If there had been no 2009 BO restrictions on Delta exports (the 2009 BO limited exports to 100% of San Joaquin River inflow to the Delta), south Delta exports could have been 6000 cfs (under a State Water Board limit of 35% of total Delta inflow) instead of 1000-2000 cfs (Figure 8). Such higher exports would have greatly reduced the added beneficial Delta outflow from the storm and would have had a greater impact to emigrating salmon and steelhead smolts from the Sacramento River and the San Joaquin River. Less Delta outflow would also have limited benefits to endangered longfin and Delta smelt in the Bay.

In conclusion, the total amount of water from the northern California storm was near 75,000 acre-ft in the Redding-Shasta watershed, with about a third captured in Shasta Reservoir, a third going to irrigation deliveries instead in lieu of deliveries from Shasta storage, and a third passing downstream to the Delta and Bay. The judge’s decision to allow approximately 40% of the stormwater to reach the Bay, at least temporarily, has helped sustain salmon and smelt in this otherwise dry year. After the flow pulse, slow-to-react water managers allowed water temperatures to spike, threatening the listed salmon and smelt that remained in the rivers and the Delta.

Figure 1. Shasta Reservoir storage May 2020. Red line indicates projected storage before the mid-May storm. The difference between the two lines is a rough estimate of added new storage.

Figure 2. Shasta/Keswick dam releases in May 2020. The cuts in Shasta/Keswick releases in mid-May correspond to increase in downstream stormwater inputs that reduced demands on Shasta storage.

Figure 3. Sacramento River streamflow in May 2020 as measured at Bend (RM 259), Hamilton City (RM 200), Colusa (RM 144), Wilkins Slough (RM 120), Verona (RM 70), and Freeport (RM 35). The difference in flows at Bend and flows at Hamilton City, Colusa, and Wilkins Slough in early May is due to irrigation diversions downstream of Bend. Increased flows at Freeport and Verona compared to flows at Wilkins Slough are due to Feather River and American River inputs. Source: http://www.cbr.washington.edu/sacramento/data/ .

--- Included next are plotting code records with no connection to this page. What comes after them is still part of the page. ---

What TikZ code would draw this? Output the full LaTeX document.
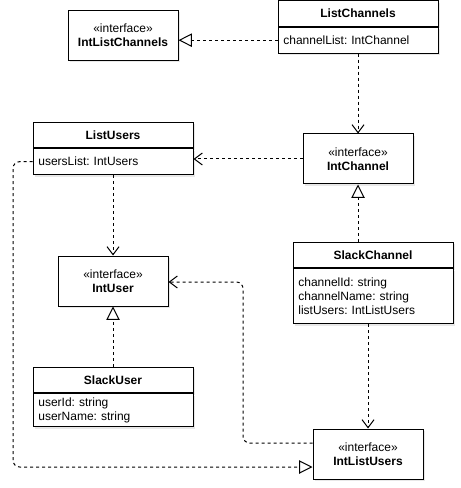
\documentclass[tikz,border=0pt]{standalone}
\usepackage{fontspec}
\setmainfont{Liberation Sans}
\usetikzlibrary{arrows.meta,positioning,shadows}
\frenchspacing

\tikzset{
	box/.style={draw, fill=white, line width=0.75pt, inner sep=0pt,
		drop shadow={shadow xshift=1.2pt, shadow yshift=-1.5pt, opacity=0.18}},
	iface/.style={box, minimum width=82.5pt, minimum height=37.5pt, align=center},
	clshead/.style={box, minimum width=120pt, minimum height=19pt, font=\fontsize{9}{10.5}\selectfont\bfseries},
	clsbody/.style={box, minimum width=120pt, text width=112pt, inner xsep=4pt, align=left, anchor=north},
	dep/.style={line width=0.75pt, dash pattern=on 2.25pt off 2.25pt, -{Straight Barb[length=6pt, width=9pt]}},
	real/.style={line width=0.75pt, dash pattern=on 2.25pt off 2.25pt, -{Triangle[open, fill=white, length=10pt, width=10pt]}},
}

\begin{document}
\begin{tikzpicture}[x=0.75pt, y=-0.75pt, font=\fontsize{9}{10.5}\selectfont]
			%%%%% START %%%%%
			\useasboundingbox (0,0) rectangle (460,488);
			
			\node[iface] (ilc) at (123, 35.5) {«interface»\\\textbf{IntListChannels}};
			\node[iface] (ich) at (358, 159) {«interface»\\\textbf{IntChannel}};
			\node[iface] (iu) at (113, 281) {«interface»\\\textbf{IntUser}};
			\node[iface] (ilu) at (368, 454) {«interface»\\\textbf{IntListUsers}};
			
			\node[clshead] (lchead) at (358, 13.5) {ListChannels};
			\node[clsbody, minimum height=19.5pt] (lcbody) at (lchead.south) {channelList: IntChannel};
			
			\node[clshead] (luhead) at (113, 135) {ListUsers};
			\node[clsbody, minimum height=19.5pt] (lubody) at (luhead.south) {usersList: IntUsers};
			
			\node[clshead] (schead) at (373, 255) {SlackChannel};
			\node[clsbody, minimum height=41.25pt] (scbody) at (schead.south) {channelId: string\\channelName: string\\listUsers: IntListUsers};
			
			\node[clshead] (suhead) at (113, 380) {SlackUser};
			\node[clsbody, minimum height=24.75pt] (subody) at (suhead.south) {userId: string\\userName: string};
			
			\coordinate (bendA) at (243, 282);
			\coordinate (bendB) at (243, 443);
			\coordinate (bendC) at (13, 467);
			
			\draw[real] (lcbody.west) -- (ilc.east |- lcbody.west);
			\draw[dep] (lcbody.south) -- (ich.north);
			\draw[dep] (ich.west) -- (lubody.east |- ich.west);
			\draw[dep] (lubody.south) -- (iu.north);
			\draw[real] (ich.south |- schead.north) -- (ich.south);
			\draw[real] (suhead.north) -- (iu.south);
			\draw[dep] (ilu.north |- scbody.south) -- (ilu.north);
			\draw[dep, rounded corners=5pt] (ilu.west |- bendB) -- (bendB) -- (bendA) -- (iu.east |- bendA);
			\draw[real, rounded corners=5pt] (lubody.west) -| (bendC) -- (ilu.west |- bendC);
			
			%%%%% END %%%%%
\end{tikzpicture}
\end{document}
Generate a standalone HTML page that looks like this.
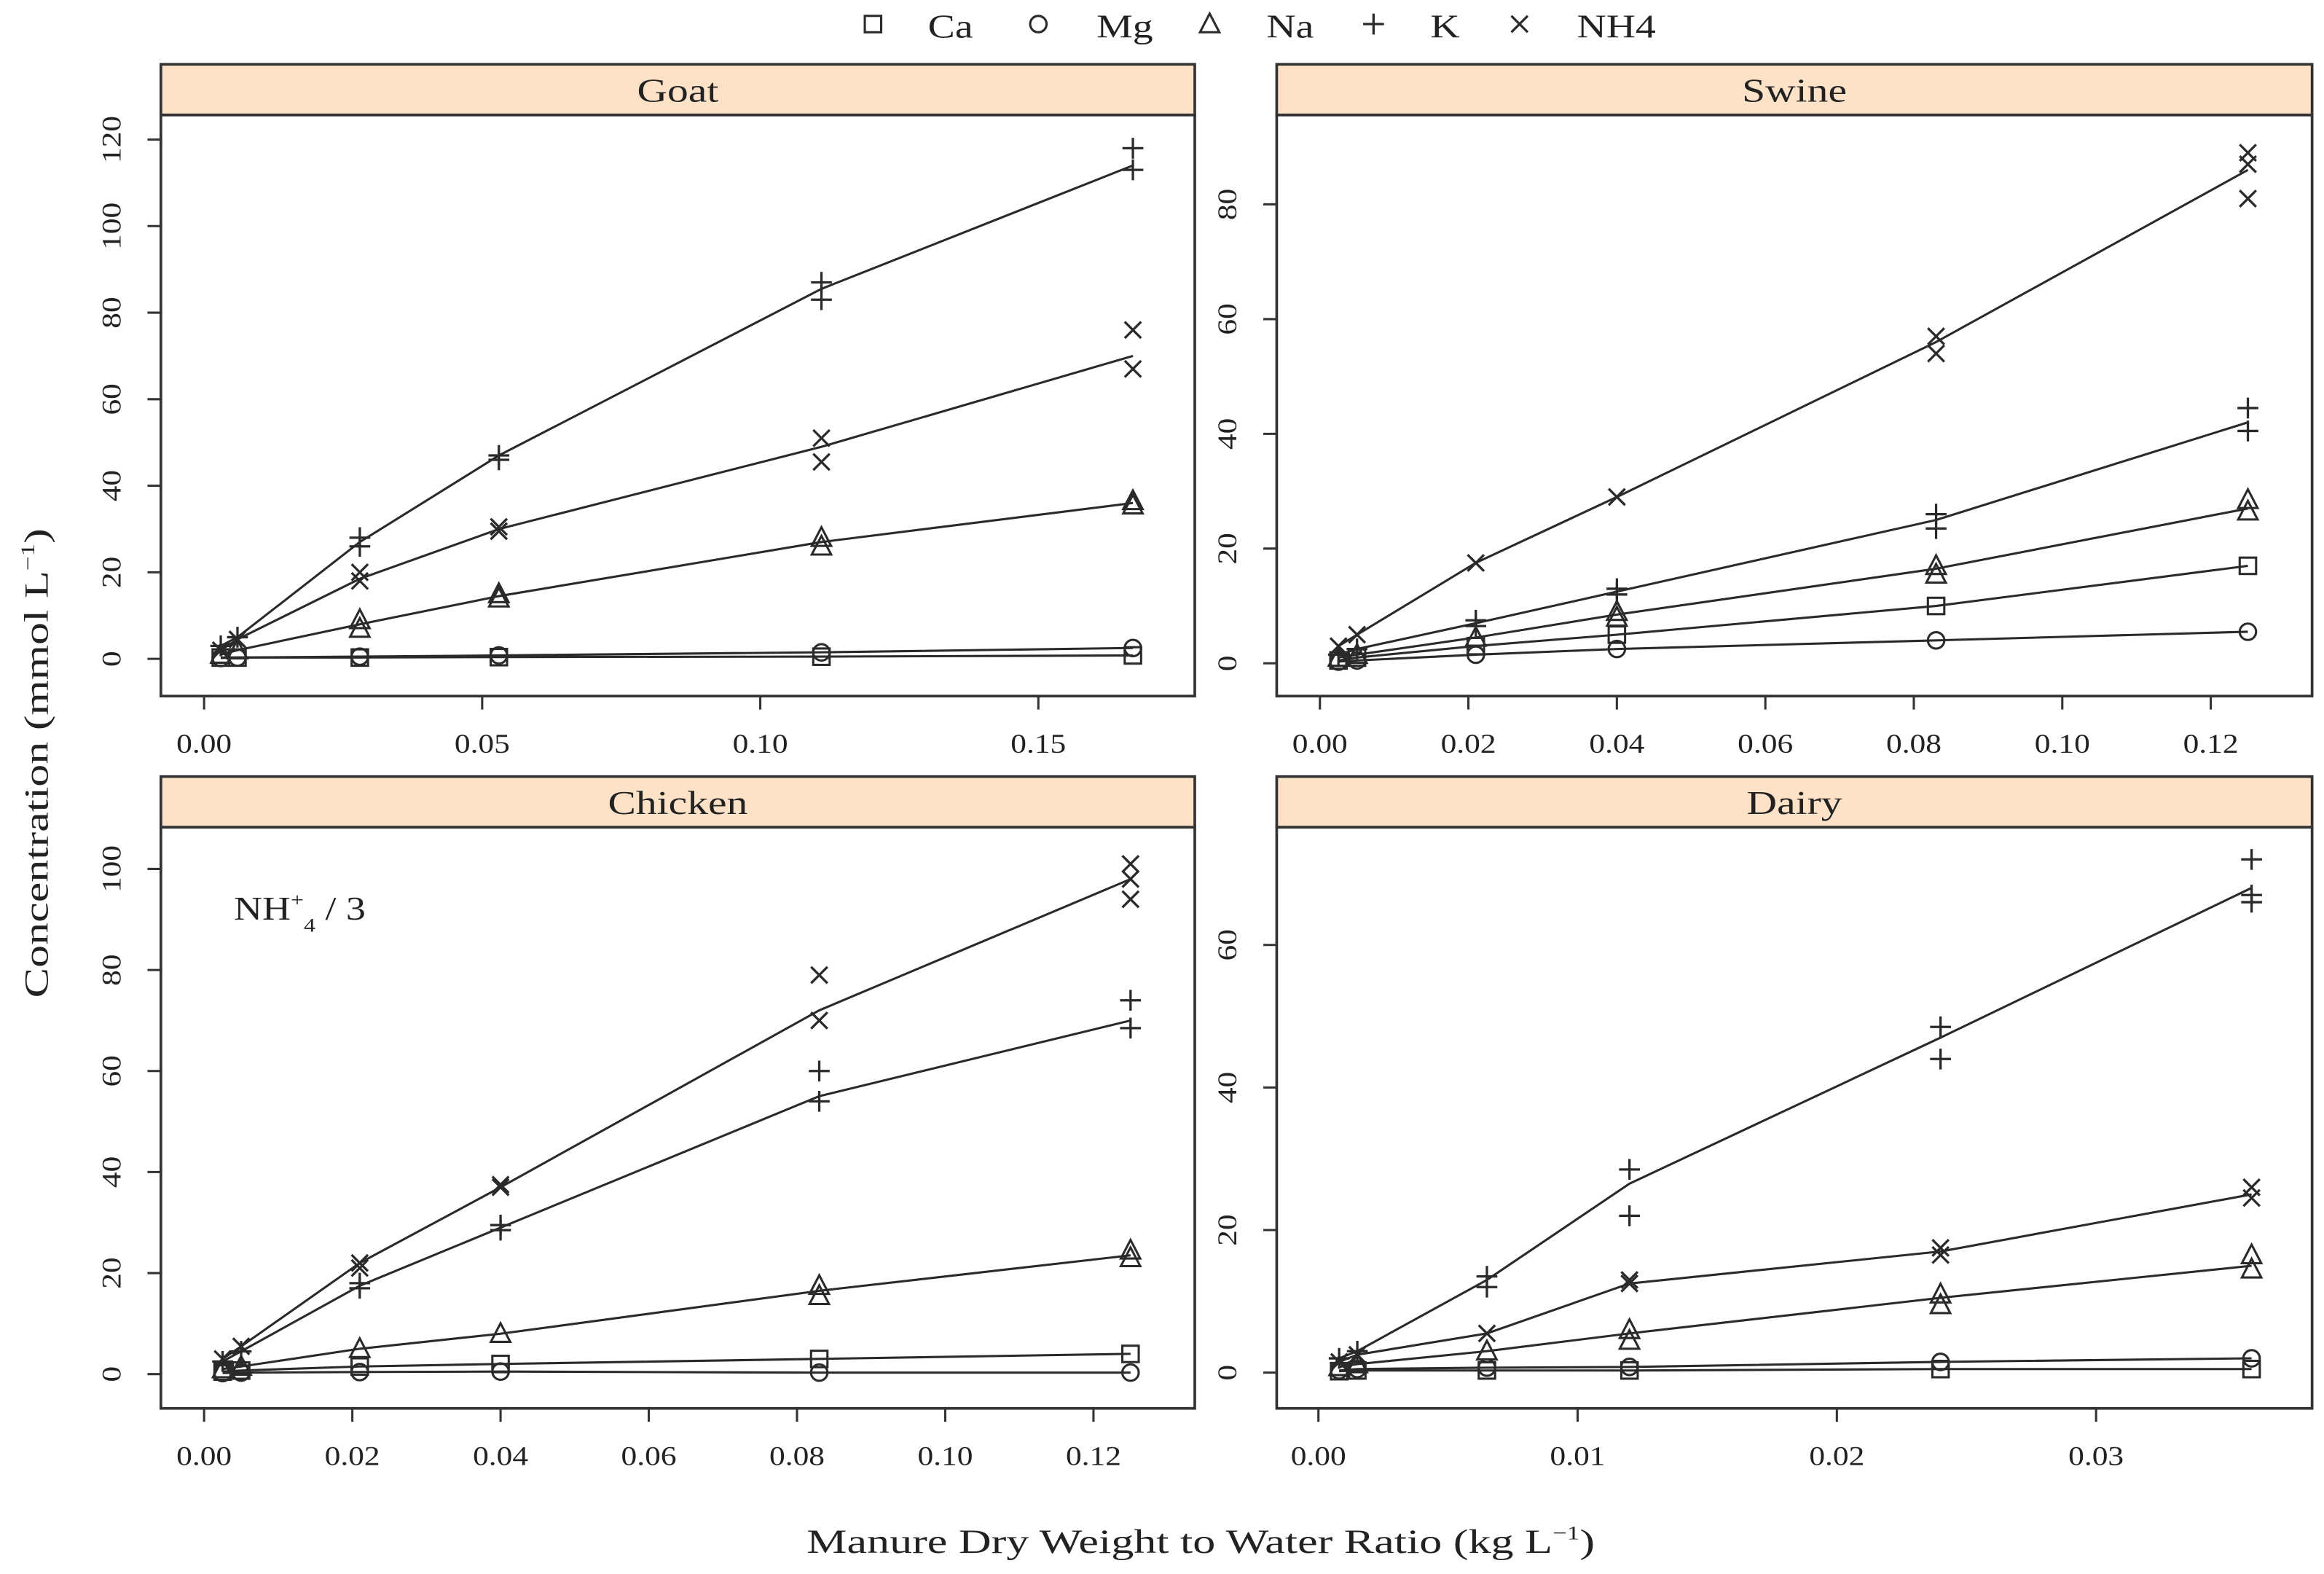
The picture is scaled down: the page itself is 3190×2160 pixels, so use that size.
<!DOCTYPE html>
<html><head><meta charset="utf-8"><style>
html,body{margin:0;padding:0;background:#fff;}
svg{display:block;font-family:"Liberation Serif",serif;}
</style></head><body>
<svg id="chart" width="3190" height="2160" viewBox="0 0 1560 1056" xmlns="http://www.w3.org/2000/svg">
<g id="legend"></g>
<text x="0" y="0" transform="translate(32,512) rotate(-90) scale(1.32,1)" text-anchor="middle" font-size="23" fill="#222">Concentration (mmol L<tspan font-size="13" dy="-9">−1</tspan><tspan dy="9">)</tspan></text>
<text x="0" y="0" transform="translate(806,1042) scale(1.32,1)" text-anchor="middle" font-size="23" fill="#222">Manure Dry Weight to Water Ratio (kg L<tspan font-size="13" dy="-9">−1</tspan><tspan dy="9">)</tspan></text>
<g id="panels"></g>
</svg>
<script>
const elements = ["Ca","Mg","Na","K","NH4"];
// Goat
const goatX = [0.003,0.006,0.028,0.053,0.111,0.167];
const goatCa = [0.3,0.3,0.3,0.4,0.5,0.8];
const goatMg = [0.2,0.3,0.5,0.8,1.5,2.5];
const goatNa = [1,2,8,14.5,27,36];
const goatK = [3,5,27,47,85.5,114];
const goatNH4 = [2,4.5,18.5,30,49,70];
const goatRepK = [[3],[5],[28,26],[47,46],[87,83],[118,113]];
const goatRepNH4 = [[2],[4.5],[20,18],[30.5,29.5],[51,45.5],[76,67]];
const goatRepNa = [[1],[2],[9,7],[15,14],[28,26],[36.5,35.5]];
// Swine
const swineX = [0.0025,0.005,0.021,0.04,0.083,0.125];
const swineCa = [0.5,1,3,5,10,17];
const swineMg = [0.3,0.5,1.5,2.5,4,5.5];
const swineNa = [1,1.5,4.5,8.5,16.5,27];
const swineK = [1.5,2.5,7,12.5,25,42];
const swineNH4 = [3,5,17.5,29,56,86];
const swineRepK = [[1.5],[2.5],[7.5,6.5],[13,12],[26,23.5],[44.5,40.5]];
const swineRepNH4 = [[3],[5],[17.5],[29],[57,54],[89,87,81]];
const swineRepNa = [[1],[1.5],[4.5],[9,8],[17,15.5],[28.5,26.5]];
// Chicken
const chickenX = [0.0025,0.005,0.021,0.04,0.083,0.125];
const chickenCa = [0.5,0.7,1.5,2,3,4];
const chickenMg = [0.2,0.3,0.4,0.5,0.3,0.3];
const chickenNa = [1,1.5,5,8,16.5,23.5];
const chickenK = [2.5,4.5,17.5,29,55,70];
const chickenNH4 = [3,5.5,22,37,72,98];
const chickenRepK = [[2.5],[4.5],[18,17],[29.5,28.5],[60,54],[74,68.5]];
const chickenRepNH4 = [[3],[5.5],[22,21],[37.5,37],[79,70],[101,98,94]];
const chickenRepNa = [[1],[1.5],[5],[8],[17.5,15.5],[24.5,23]];
// Dairy
const dairyX = [0.0008,0.0015,0.0065,0.012,0.024,0.036];
const dairyCa = [0.2,0.3,0.3,0.3,0.5,0.5];
const dairyMg = [0.3,0.5,0.7,0.8,1.5,2];
const dairyNa = [0.8,1.2,3,5.5,10.5,15];
const dairyK = [2,3,13,26.5,47,68];
const dairyNH4 = [1.5,2.5,5.5,12.5,17,25];
const dairyRepK = [[2],[3],[13.5,12],[28.5,22],[48.5,44],[72,67,66]];
const dairyRepNH4 = [[1.5],[2.5],[5.5],[13,12.5],[17.5,16.5],[26,24.5]];
const dairyRepNa = [[0.8],[1.2],[3],[6,4.5],[11,9.5],[16.5,14.5]];
// tick labels
const goatXTicks = ["0.00","0.05","0.10","0.15"];
const goatYTicks = [0,20,40,60,80,100,120];
const swineXTicks = ["0.00","0.02","0.04","0.06","0.08","0.10","0.12"];
const swineYTicks = [0,20,40,60,80];
const chickenXTicks = ["0.00","0.02","0.04","0.06","0.08","0.10","0.12"];
const chickenYTicks = [0,20,40,60,80,100];
const dairyXTicks = ["0.00","0.01","0.02","0.03"];
const dairyYTicks = [0,20,40,60];

const NS="http://www.w3.org/2000/svg";
function mk(tag,attrs,parent){const e=document.createElementNS(NS,tag);for(const k in attrs)e.setAttribute(k,attrs[k]);parent.appendChild(e);return e;}
const STROKE="#2a2a2a";
function marker(type,cx,cy,parent){
  const s=5.5;let e;
  if(type==="Ca"){e=mk("rect",{x:cx-s,y:cy-s,width:2*s,height:2*s,fill:"none",stroke:STROKE,"stroke-width":1.5},parent);}
  else if(type==="Mg"){e=mk("circle",{cx:cx,cy:cy,r:s,fill:"none",stroke:STROKE,"stroke-width":1.5},parent);}
  else if(type==="Na"){e=mk("polygon",{points:`${cx},${cy-s-1.5} ${cx-s-1},${cy+s} ${cx+s+1},${cy+s}`,fill:"none",stroke:STROKE,"stroke-width":1.5},parent);}
  else if(type==="K"){e=mk("path",{d:`M${cx-s-1.5},${cy}H${cx+s+1.5}M${cx},${cy-s-1.5}V${cy+s+1.5}`,fill:"none",stroke:STROKE,"stroke-width":1.6},parent);}
  else {e=mk("path",{d:`M${cx-s},${cy-s}L${cx+s},${cy+s}M${cx-s},${cy+s}L${cx+s},${cy-s}`,fill:"none",stroke:STROKE,"stroke-width":1.6},parent);}
  return e;
}

// legend
const lg=document.getElementById("legend");
const legPos=[[586,638],[697,755],[812,866],[922,970],[1020,1085]];
elements.forEach((el,i)=>{
  const g=mk("g",{},lg);
  
  
  marker(el,legPos[i][0],16,g);
  const t=mk("text",{x:0,y:0,transform:`translate(${legPos[i][1]},25) scale(1.24,1)`,"text-anchor":"middle","font-size":22,fill:"#222"},g);
  t.textContent=el;
});

const panels=[
 {name:"Goat",box:[108,77,802,467],x:goatX,xt:goatXTicks,yt:goatYTicks,xr:[0,0.15,137,697],yr:[0,120,442,93.5],
  d:{Ca:goatCa,Mg:goatMg,Na:goatNa,K:goatK,NH4:goatNH4},r:{K:goatRepK,NH4:goatRepNH4,Na:goatRepNa}},
 {name:"Swine",box:[857,77,1552,467],x:swineX,xt:swineXTicks,yt:swineYTicks,xr:[0,0.12,886,1484],yr:[0,80,445,137],
  d:{Ca:swineCa,Mg:swineMg,Na:swineNa,K:swineK,NH4:swineNH4},r:{K:swineRepK,NH4:swineRepNH4,Na:swineRepNa}},
 {name:"Chicken",box:[108,555,802,945],x:chickenX,xt:chickenXTicks,yt:chickenYTicks,xr:[0,0.12,137,734],yr:[0,100,922,583],
  d:{Ca:chickenCa,Mg:chickenMg,Na:chickenNa,K:chickenK,NH4:chickenNH4},r:{K:chickenRepK,NH4:chickenRepNH4,Na:chickenRepNa}},
 {name:"Dairy",box:[857,555,1552,945],x:dairyX,xt:dairyXTicks,yt:dairyYTicks,xr:[0,0.03,885,1407],yr:[0,60,921,634],
  d:{Ca:dairyCa,Mg:dairyMg,Na:dairyNa,K:dairyK,NH4:dairyNH4},r:{K:dairyRepK,NH4:dairyRepNH4,Na:dairyRepNa}}
];
const root=document.getElementById("panels");
panels.forEach(p=>{
  const [x0,y0,x1,y1]=p.box;
  const xs=v=>p.xr[2]+(v-p.xr[0])/(p.xr[1]-p.xr[0])*(p.xr[3]-p.xr[2]);
  const ys=v=>p.yr[2]+(v-p.yr[0])/(p.yr[1]-p.yr[0])*(p.yr[3]-p.yr[2]);
  const g=mk("g",{},root);
  
  
  const strip=mk("rect",{x:x0,y:y0-34,width:x1-x0,height:34,fill:"#fde2c8",stroke:"#333","stroke-width":1.8},g);
  
  
  const st=mk("text",{x:0,y:0,transform:`translate(${(x0+x1)/2},${y0-9}) scale(1.28,1)`,"text-anchor":"middle","font-size":22,fill:"#222"},g);
  
  
  st.textContent=p.name;
  const box=mk("rect",{x:x0,y:y0,width:x1-x0,height:y1-y0,fill:"none",stroke:"#333","stroke-width":1.8},g);
  
  
  p.xt.forEach(t=>{
    const X=xs(parseFloat(t));
    const l=mk("line",{x1:X,y1:y1,x2:X,y2:y1+9,stroke:"#333","stroke-width":1.5},g);
    
    
    const tx=mk("text",{x:0,y:0,transform:`translate(${X},${y1+38}) scale(1.18,1)`,"text-anchor":"middle","font-size":18,fill:"#222"},g);
    
    
    tx.textContent=t;
  });
  p.yt.forEach(t=>{
    const Y=ys(t);
    const l=mk("line",{x1:x0,y1:Y,x2:x0-9,y2:Y,stroke:"#333","stroke-width":1.5},g);
    
    
    const tx=mk("text",{x:0,y:0,transform:`translate(${x0-27},${Y}) rotate(-90) scale(1.18,1)`,"text-anchor":"middle","font-size":18,fill:"#222"},g);
    
    
    tx.textContent=t;
  });
  elements.forEach(el=>{
    const vals=p.d[el];
    const sg=mk("g",{},g);
    
    
    const pts=p.x.map((xv,i)=>xs(xv).toFixed(1)+","+ys(vals[i]).toFixed(1)).join(" ");
    const pl=mk("polyline",{points:pts,fill:"none",stroke:STROKE,"stroke-width":1.5},sg);
    
    
    const reps=p.r[el];
    p.x.forEach((xv,i)=>{
      const list=reps?reps[i]:[vals[i]];
      list.forEach(v=>{
        const m=marker(el,xs(xv),ys(v),sg);
        
        
      });
    });
  });
  if(p.name==="Chicken"){
    const t=mk("text",{x:0,y:0,transform:"translate(157,617) scale(1.2,1)","font-size":22,fill:"#222"},g);
    
    
    t.innerHTML='NH<tspan font-size="13" dy="-9">+</tspan><tspan font-size="13" dy="17">4</tspan><tspan dy="-8"> / 3</tspan>';
  }
});
</script>
</body></html>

Figure 4. Delta outflow (DTO), and Sacramento River flow at Freeport (FPT, RM-35), Verona (VON, RM-70), and Wilkins Slough (WLK, RM-120) in May 2020.

Figure 5. Unmarked salmon smolts captured in trawls leaving the Delta at Chipps Island in eastern San Francisco Bay, 8/1/2019 to 5/15/2020. Note increase in smolts escaping to the Bay after May 11.

Figure 6. Unmarked juvenile salmon salvage at south Delta export facilities 10/1/2019-5/18/2020. Delta exports are shown in acre-ft in center panel. Note reduced salvage when exports were at minimum levels (about 3000 acre-ft per day, or about 1500 cfs) after mid-May.

Figure 7. Sacramento River flow and water temperature at Freeport (FPT, RM-35), Verona (VON, RM-70), and Wilkins Slough (WLK, RM-120) in May 2020. Note the excessively high water temperatures (lethal for salmon at Verona, otherwise highly stressful) at Verona and Wilkins Slough in late May.

Figure 8. May 2020 Delta exports from federal Tracy Pumping Plant (TRP) and state Harvey Banks Plant (HRO).